» Data lines:
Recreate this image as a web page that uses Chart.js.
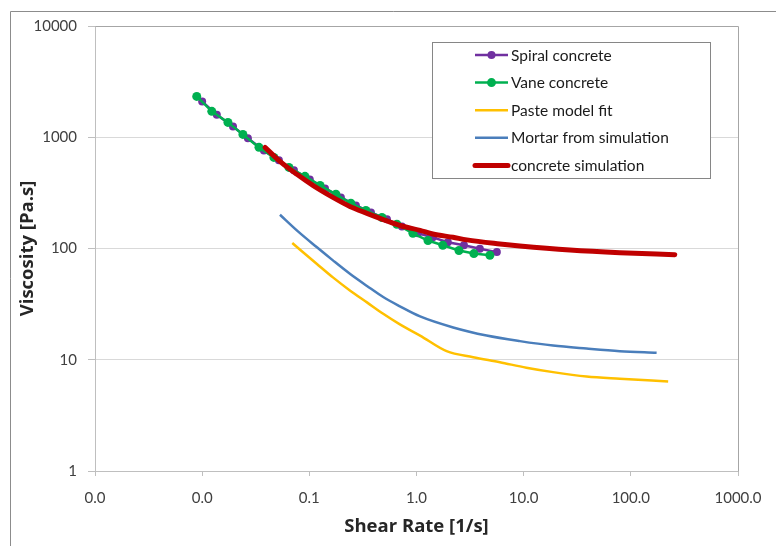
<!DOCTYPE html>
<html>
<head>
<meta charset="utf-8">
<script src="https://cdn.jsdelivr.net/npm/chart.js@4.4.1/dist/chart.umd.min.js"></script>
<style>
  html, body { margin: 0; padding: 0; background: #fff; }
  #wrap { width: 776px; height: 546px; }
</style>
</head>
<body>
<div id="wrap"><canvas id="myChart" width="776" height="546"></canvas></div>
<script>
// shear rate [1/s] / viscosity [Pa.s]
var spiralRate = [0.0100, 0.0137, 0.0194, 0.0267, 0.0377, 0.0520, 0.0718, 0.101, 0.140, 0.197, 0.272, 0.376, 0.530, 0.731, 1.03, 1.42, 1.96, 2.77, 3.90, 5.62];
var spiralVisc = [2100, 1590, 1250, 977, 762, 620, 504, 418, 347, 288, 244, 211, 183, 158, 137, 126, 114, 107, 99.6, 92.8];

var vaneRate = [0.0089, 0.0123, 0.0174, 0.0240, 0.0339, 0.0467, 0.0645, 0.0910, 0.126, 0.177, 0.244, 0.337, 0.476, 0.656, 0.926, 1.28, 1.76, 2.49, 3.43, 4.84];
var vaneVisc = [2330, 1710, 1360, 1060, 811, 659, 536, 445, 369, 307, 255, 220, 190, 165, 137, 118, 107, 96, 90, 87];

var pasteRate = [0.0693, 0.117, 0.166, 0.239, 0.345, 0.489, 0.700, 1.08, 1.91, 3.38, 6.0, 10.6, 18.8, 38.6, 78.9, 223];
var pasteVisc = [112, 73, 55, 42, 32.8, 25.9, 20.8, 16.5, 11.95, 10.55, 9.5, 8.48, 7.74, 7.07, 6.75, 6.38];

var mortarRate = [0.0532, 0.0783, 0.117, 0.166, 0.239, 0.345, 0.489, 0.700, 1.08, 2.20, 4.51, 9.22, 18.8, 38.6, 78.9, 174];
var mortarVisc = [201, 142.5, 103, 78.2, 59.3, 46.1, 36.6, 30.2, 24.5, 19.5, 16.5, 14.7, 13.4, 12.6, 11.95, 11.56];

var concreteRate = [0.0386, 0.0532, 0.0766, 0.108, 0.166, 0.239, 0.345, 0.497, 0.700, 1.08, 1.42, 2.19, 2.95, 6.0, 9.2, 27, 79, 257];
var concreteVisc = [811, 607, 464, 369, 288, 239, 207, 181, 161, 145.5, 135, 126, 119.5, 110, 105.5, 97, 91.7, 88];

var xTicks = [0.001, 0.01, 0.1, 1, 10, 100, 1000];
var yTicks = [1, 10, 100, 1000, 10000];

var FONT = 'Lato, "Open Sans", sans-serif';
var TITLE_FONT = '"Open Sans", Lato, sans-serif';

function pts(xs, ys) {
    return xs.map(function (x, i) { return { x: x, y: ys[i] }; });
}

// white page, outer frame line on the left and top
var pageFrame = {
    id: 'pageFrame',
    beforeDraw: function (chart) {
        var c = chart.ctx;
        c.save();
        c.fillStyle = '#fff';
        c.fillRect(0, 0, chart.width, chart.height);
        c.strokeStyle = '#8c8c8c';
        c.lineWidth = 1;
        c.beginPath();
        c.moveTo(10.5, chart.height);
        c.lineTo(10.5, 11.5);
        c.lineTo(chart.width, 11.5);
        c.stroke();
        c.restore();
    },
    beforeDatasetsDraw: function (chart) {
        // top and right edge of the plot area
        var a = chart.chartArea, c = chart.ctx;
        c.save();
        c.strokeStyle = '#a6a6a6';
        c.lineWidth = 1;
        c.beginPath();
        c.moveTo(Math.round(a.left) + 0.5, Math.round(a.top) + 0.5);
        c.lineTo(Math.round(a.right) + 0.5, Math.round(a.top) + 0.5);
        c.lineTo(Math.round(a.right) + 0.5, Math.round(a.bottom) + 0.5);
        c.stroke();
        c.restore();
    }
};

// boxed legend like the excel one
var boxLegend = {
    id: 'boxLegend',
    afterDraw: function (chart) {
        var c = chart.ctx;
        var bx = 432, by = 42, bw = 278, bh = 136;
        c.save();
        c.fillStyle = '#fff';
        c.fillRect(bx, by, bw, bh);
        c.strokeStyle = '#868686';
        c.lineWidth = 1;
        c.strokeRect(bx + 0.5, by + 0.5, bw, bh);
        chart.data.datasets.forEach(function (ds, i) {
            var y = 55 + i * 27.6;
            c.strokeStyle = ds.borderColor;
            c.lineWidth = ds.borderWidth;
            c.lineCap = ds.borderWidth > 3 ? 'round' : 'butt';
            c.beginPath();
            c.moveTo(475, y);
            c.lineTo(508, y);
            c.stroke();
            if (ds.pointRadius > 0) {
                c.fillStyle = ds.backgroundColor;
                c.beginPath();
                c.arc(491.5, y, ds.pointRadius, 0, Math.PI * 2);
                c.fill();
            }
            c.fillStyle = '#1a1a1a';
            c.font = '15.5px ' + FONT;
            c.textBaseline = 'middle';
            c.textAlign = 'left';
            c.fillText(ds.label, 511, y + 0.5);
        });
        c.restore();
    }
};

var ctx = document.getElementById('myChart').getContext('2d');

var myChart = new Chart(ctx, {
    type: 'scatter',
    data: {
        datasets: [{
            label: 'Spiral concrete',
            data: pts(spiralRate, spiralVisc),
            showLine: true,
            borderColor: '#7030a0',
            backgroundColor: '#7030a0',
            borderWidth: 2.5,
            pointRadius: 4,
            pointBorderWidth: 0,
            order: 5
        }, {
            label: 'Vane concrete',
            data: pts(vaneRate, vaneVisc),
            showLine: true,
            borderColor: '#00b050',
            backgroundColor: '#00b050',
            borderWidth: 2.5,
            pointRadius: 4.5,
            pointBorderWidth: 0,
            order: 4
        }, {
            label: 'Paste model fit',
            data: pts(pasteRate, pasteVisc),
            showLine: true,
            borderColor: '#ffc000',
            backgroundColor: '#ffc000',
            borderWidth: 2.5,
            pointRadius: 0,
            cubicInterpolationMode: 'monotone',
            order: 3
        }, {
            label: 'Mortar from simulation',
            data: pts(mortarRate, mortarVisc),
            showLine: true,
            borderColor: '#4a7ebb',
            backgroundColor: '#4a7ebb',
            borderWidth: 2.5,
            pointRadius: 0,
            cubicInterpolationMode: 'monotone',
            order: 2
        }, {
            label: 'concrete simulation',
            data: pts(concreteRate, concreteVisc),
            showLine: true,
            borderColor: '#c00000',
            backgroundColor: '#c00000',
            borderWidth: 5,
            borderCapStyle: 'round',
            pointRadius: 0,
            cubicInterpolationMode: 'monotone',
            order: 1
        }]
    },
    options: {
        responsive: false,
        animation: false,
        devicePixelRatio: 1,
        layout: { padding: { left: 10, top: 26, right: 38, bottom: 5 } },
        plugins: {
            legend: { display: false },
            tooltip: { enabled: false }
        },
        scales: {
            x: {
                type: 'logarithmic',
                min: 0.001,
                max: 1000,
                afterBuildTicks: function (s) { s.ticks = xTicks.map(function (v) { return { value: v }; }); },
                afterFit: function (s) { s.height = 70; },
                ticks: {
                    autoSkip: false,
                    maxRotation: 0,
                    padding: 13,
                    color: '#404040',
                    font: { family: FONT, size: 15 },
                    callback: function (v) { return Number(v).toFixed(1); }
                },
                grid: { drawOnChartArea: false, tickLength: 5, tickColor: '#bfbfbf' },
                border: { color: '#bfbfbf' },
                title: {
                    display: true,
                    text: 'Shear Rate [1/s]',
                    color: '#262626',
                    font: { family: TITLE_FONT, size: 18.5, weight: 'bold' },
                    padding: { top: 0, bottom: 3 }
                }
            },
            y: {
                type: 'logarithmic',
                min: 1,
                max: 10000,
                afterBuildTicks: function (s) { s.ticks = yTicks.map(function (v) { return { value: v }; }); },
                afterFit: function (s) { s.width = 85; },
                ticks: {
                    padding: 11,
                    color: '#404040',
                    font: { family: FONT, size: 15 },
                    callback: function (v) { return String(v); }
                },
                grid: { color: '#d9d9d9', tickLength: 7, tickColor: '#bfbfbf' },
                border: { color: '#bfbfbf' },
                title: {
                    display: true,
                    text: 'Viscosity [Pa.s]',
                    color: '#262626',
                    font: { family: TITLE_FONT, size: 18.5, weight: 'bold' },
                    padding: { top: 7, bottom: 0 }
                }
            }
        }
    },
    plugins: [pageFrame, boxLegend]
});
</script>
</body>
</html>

» Written instruction: Restate, line by line and word for word, everything from the top of the material through the line that contains "107, 99.6, 92.8];". Leave pictures out.

» Exercise output:
Recreate this image as a web page that uses Chart.js.
<!DOCTYPE html>
<html>
<head>
<meta charset="utf-8">
<script src="https://cdn.jsdelivr.net/npm/chart.js@4.4.1/dist/chart.umd.min.js"></script>
<style>
  html, body { margin: 0; padding: 0; background: #fff; }
  #wrap { width: 776px; height: 546px; }
</style>
</head>
<body>
<div id="wrap"><canvas id="myChart" width="776" height="546"></canvas></div>
<script>
// shear rate [1/s] / viscosity [Pa.s]
var spiralRate = [0.0100, 0.0137, 0.0194, 0.0267, 0.0377, 0.0520, 0.0718, 0.101, 0.140, 0.197, 0.272, 0.376, 0.530, 0.731, 1.03, 1.42, 1.96, 2.77, 3.90, 5.62];
var spiralVisc = [2100, 1590, 1250, 977, 762, 620, 504, 418, 347, 288, 244, 211, 183, 158, 137, 126, 114, 107, 99.6, 92.8];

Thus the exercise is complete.